It always surprises me when people who don’t know me very well say something like “it will be really hard when he comes home”. They are referring to my husband, Sean, coming home from 14 years in prison to live a normal life with me.
Are they trying to imply that somehow freedom would be more difficult for him than being locked up in prison? Are they trying to insinuate that acclimating to the free world where he is safe and loved is scarier than a teenager adapting to life in a cold unforgiving prison? Or are they suggesting that our relationship would suffer more from a sudden switch to living together than years of surviving off 15 minute phone calls and infrequent visits. To me this is absolute silly nonsense.
I understand there will be changes and that there is going to be a period of transition in our lives which may at times feel overwhelming or take us by surprise in how it may feel. There is no way pf predicting how it will all feel and play out. It might not always be easy, but harder than coping with life in prison, or for me having to cope with a loved one in prison? I think not.
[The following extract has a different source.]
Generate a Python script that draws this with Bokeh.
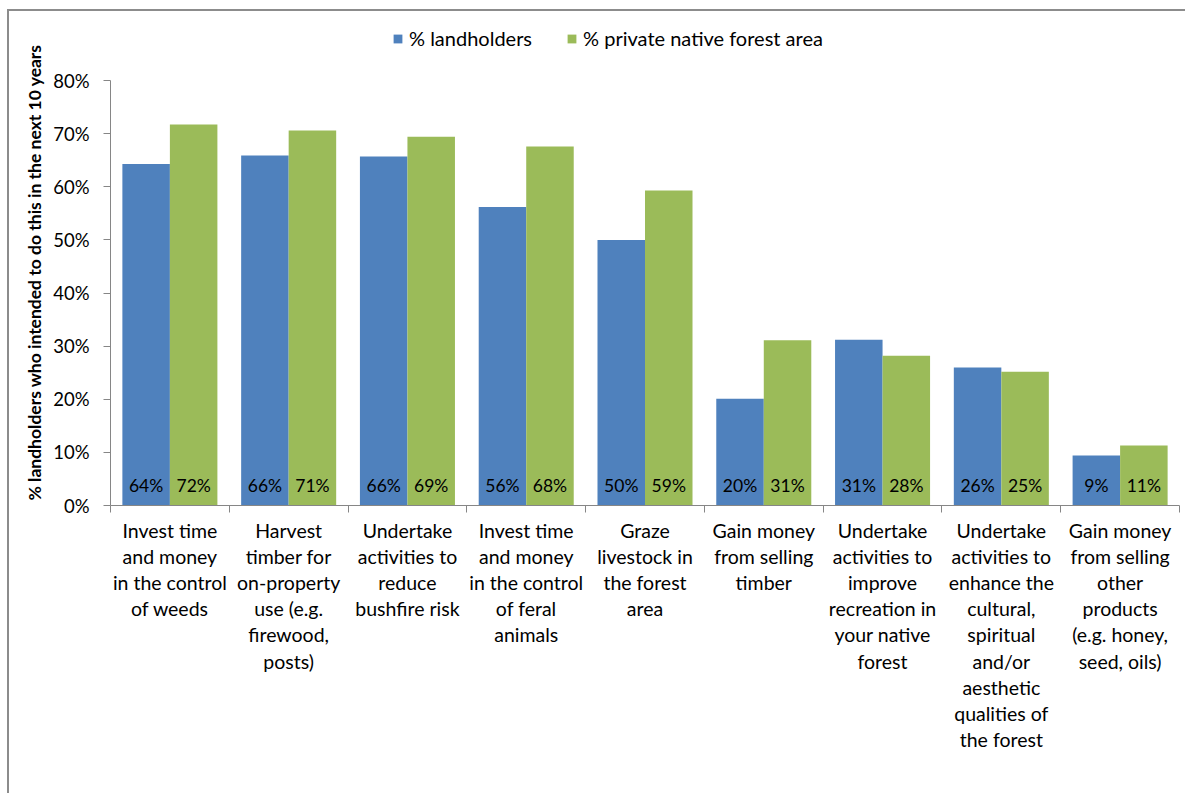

Funny how the only people that have ever suggested this notion have been those who have no knowledge about prison and have never had to experience having a loved one in prison. They’ve never gone 14 days without a phone call, lost sleep hoping and praying that your loved one is still alive. They’ve never entered a prison looking forward to a visit they so desperately need, hands shaking, only to be turned away. They are oblivious to the pain that arises from knowing your loved one is suffering. And that road goes both ways; when I am going through a hard time he feels it too and the fact that there is nothing he can do to help me is like a slow torture for him. These people are ignorant of what it is to truly miss someone, the heavy ache in your soul knowing that the one you want to be with is missing you too. Being kept apart from each other is torture. Sean being locked in his cell for hours on end when there is no electricity on a hot day is torture.
Anything we might face once he walks out of prison with his rightful freedom is going to be small fries compared to the monumental hardships and roadblocks we have already endured together. It actually laughable to suggest that facing something difficult together once he is free would be in any way comparable to what we have battled through while we have been kept apart. It’s rather dizzying to remember the shitstorms we have gone through these past 4 years, yet we always come out on the other side end stronger, smarter, and more solid in our relationship. There is no doubt in my mind, or in his, that when he comes home things are going to be pretty freaking great. Yeah it’s going to be a beautiful thing to have each other there to rely on, to conquer life together as a team.
So my reply to those people who want to worry is: No, the hardest part is the waiting. The hard part is getting through each day without each other, never knowing what lies ahead until the day when he walks free. We know it’s coming soon and we are more than ready for it.